Durant tout le 20ème siècle, la température du golfe de Gascogne a dépassé les 18.5°C une seule fois et une cyclogenèse subtropicale était donc hautement improbable dans ces conditions. Or une cyclogenèse subtropicale au dessus d'un Océan en dessous de 18°C - 19°C est difficilement concevable en saison chaude. Il y a quelques rares cas de cyclogenèse subtropicale en saison froide avec un Océan un peu plus frais, vers 17°C à 19°C, alors que la tropopause est plus basse, comme par exemple le cyclone Ana en Avril 2003 (et avec quelques cas extrêmes comme l'ouragan Epsilon en Décembre 2005 ou l'ouragan Alex en Janvier 2016 qui sont devenus des cyclones tropicaux avec un Océan à 24°C - 25°C seulement). Cependant, en saison chaude, cela devient difficile à concevoir physiquement. Ainsi, ce très gros effet de seuil n'est pas à négliger. Durant le 19è et le 20è siècle, une seule occasion s'est présentée. Une seule occasion en 150 ans, cela fait peu. Alors que le très important réchauffement des dernières décennies a ainsi permis au golfe de Gascogne de multiplier les occasions et de franchir à répétition le seuil au delà duquel une cyclogenèse subtropicale devient possible. Il y a ainsi cinq valeurs très élevées en vingt ans (1999, 2003, 2006, 2014, 2016). Cela augmente d'autant les probabilités.

D'autre part, sans avoir cherché à approfondir le sujet, on note que la circulation atmosphérique tropicale s'élargit ces dernières années comme le prouve le radiosondage tropical de Bordeaux du 30 Août. Dans les années passées il semble exclu que des telles valeurs de températures aient pu rencontrer un environnement au minimum subtropical. La hausse des températures du Golfe de Gascogne et l'intrusion répétée de la ceinture subtropicale en France ces dernières années a fini par se combiner pour donner naissance à un cyclone possiblement de nature subtropicale.

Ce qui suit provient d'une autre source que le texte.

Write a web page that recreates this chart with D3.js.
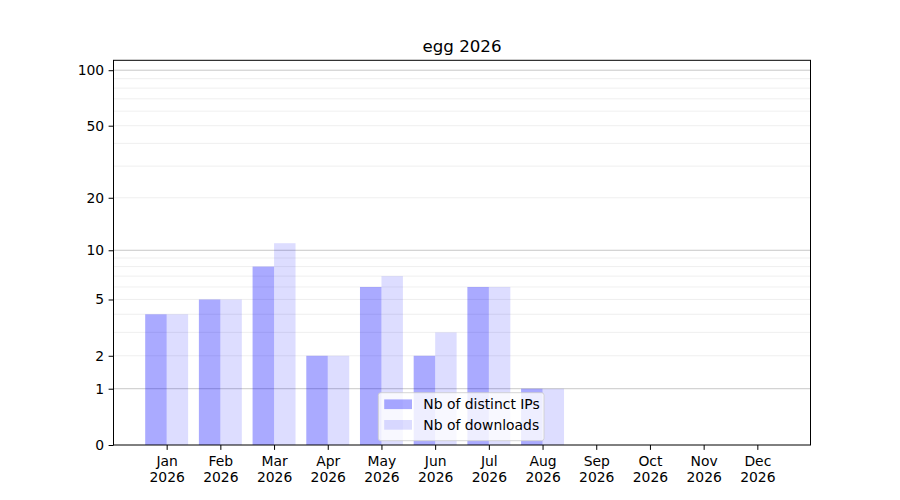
<!DOCTYPE html>
<html>
<head>
<meta charset="utf-8">
<script src="https://cdn.jsdelivr.net/npm/d3@7"></script>
<style>
  body { margin: 0; background: #fff; }
  svg { font-family: "DejaVu Sans", sans-serif; }
</style>
</head>
<body>
<svg id="chart" width="900" height="500"></svg>
<script>
const title = "egg 2026";
const months = ["Jan", "Feb", "Mar", "Apr", "May", "Jun", "Jul", "Aug", "Sep", "Oct", "Nov", "Dec"];
const yearLabel = "2026";
const distinctIPs = [4, 5, 8, 2, 6, 2, 6, 1, 0, 0, 0, 0];
const downloads = [4, 5, 11, 2, 7, 3, 6, 1, 0, 0, 0, 0];
const yTickValues = [0, 1, 2, 5, 10, 20, 50, 100];
const majorGrid = [1, 10, 100];
const minorGrid = [2, 3, 4, 5, 6, 7, 8, 9, 20, 30, 40, 50, 60, 70, 80, 90];
const seriesNames = ["Nb of distinct IPs", "Nb of downloads"];

const svg = d3.select("#chart");
const L = 113.5, R = 810.5, T = 60.3, B = 445;
const FS = "13.9px";

const x = d3.scaleLinear().domain([-0.99, 11.99]).range([L, R]);
// value v plotted as log10(1 + v)
const yLog = d3.scaleLog().domain([1, 114.1]).range([B, T]);
const y = v => yLog(v + 1);

// grid
const g = svg.append("g");
g.selectAll(".minor").data(minorGrid).join("line")
  .attr("x1", L).attr("x2", R)
  .attr("y1", d => y(d)).attr("y2", d => y(d))
  .attr("stroke", "#ebebeb").attr("stroke-width", 0.8);
g.selectAll(".major").data(majorGrid).join("line")
  .attr("x1", L).attr("x2", R)
  .attr("y1", d => y(d)).attr("y2", d => y(d))
  .attr("stroke", "#c8c8c8").attr("stroke-width", 1);

// bars
const w = 0.4;
svg.append("g").selectAll("rect").data(distinctIPs).join("rect")
  .attr("x", (d, i) => x(i - w))
  .attr("width", (d, i) => x(i) - x(i - w))
  .attr("y", d => y(d))
  .attr("height", d => B - y(d))
  .attr("fill", "blue").attr("fill-opacity", 0.333);
svg.append("g").selectAll("rect").data(downloads).join("rect")
  .attr("x", (d, i) => x(i))
  .attr("width", (d, i) => x(i + w) - x(i))
  .attr("y", d => y(d))
  .attr("height", d => B - y(d))
  .attr("fill", "blue").attr("fill-opacity", 0.133);

// axes frame
svg.append("rect").attr("x", L).attr("y", T).attr("width", R - L).attr("height", B - T)
  .attr("fill", "none").attr("stroke", "#000").attr("stroke-width", 1);

// y axis
const yAxis = d3.axisLeft(yLog)
  .tickValues(yTickValues.map(v => v + 1))
  .tickFormat(d => String(Math.round(d - 1)))
  .tickSize(4.9).tickPadding(4.4);
const ya = svg.append("g").attr("transform", `translate(${L},0)`).call(yAxis);
ya.select(".domain").remove();
ya.selectAll("text").attr("font-size", FS).attr("fill", "#000")
  .attr("font-family", "DejaVu Sans");
ya.selectAll("line").attr("stroke", "#000");

// x axis
const xAxis = d3.axisBottom(x)
  .tickValues(d3.range(months.length))
  .tickFormat(i => months[i])
  .tickSize(4.9).tickPadding(4.4);
const xa = svg.append("g").attr("transform", `translate(0,${B})`).call(xAxis);
xa.select(".domain").remove();
xa.selectAll("line").attr("stroke", "#000");
xa.selectAll("text").attr("font-size", FS).attr("fill", "#000")
  .attr("font-family", "DejaVu Sans")
  .attr("y", null).attr("dy", null)
  .each(function(i) {
    const t = d3.select(this);
    t.text(null);
    t.append("tspan").attr("x", 0).attr("y", 21.2).text(months[i]);
    t.append("tspan").attr("x", 0).attr("y", 37.2).text(yearLabel);
  });

// title
svg.append("text").attr("x", (L + R) / 2).attr("y", 51.8)
  .attr("text-anchor", "middle").attr("font-size", "16.67px").attr("fill", "#000")
  .text(title);

// legend
const lg = svg.append("g");
lg.append("rect").attr("x", 378.3).attr("y", 392.7).attr("width", 165.7).attr("height", 48)
  .attr("rx", 2.5).attr("fill", "#fff").attr("fill-opacity", 0.8)
  .attr("stroke", "#cccccc").attr("stroke-opacity", 0.8).attr("stroke-width", 1);
const items = [
  { name: seriesNames[0], op: 0.333 },
  { name: seriesNames[1], op: 0.133 }
];
items.forEach((it, k) => {
  const cy = 404.3 + k * 20.6;
  lg.append("rect").attr("x", 384.2).attr("y", cy - 4.9).attr("width", 27.8).attr("height", 9.7)
    .attr("fill", "blue").attr("fill-opacity", it.op);
  lg.append("text").attr("x", 423.3).attr("y", cy + 5)
    .attr("font-size", FS).attr("fill", "#000").text(it.name);
});
</script>
</body>
</html>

Anomalie de la température de la surface de la mer (SST pour Sea Surface Temperature) le 09 Septembre 2016

Une autre influence est la perturbation plus grande des jets ces dernières. Cela a permis que de l'énergie barocline croise de l'énergie barotrope.

L'influence du réchauffement est ainsi probablement directement mise en cause.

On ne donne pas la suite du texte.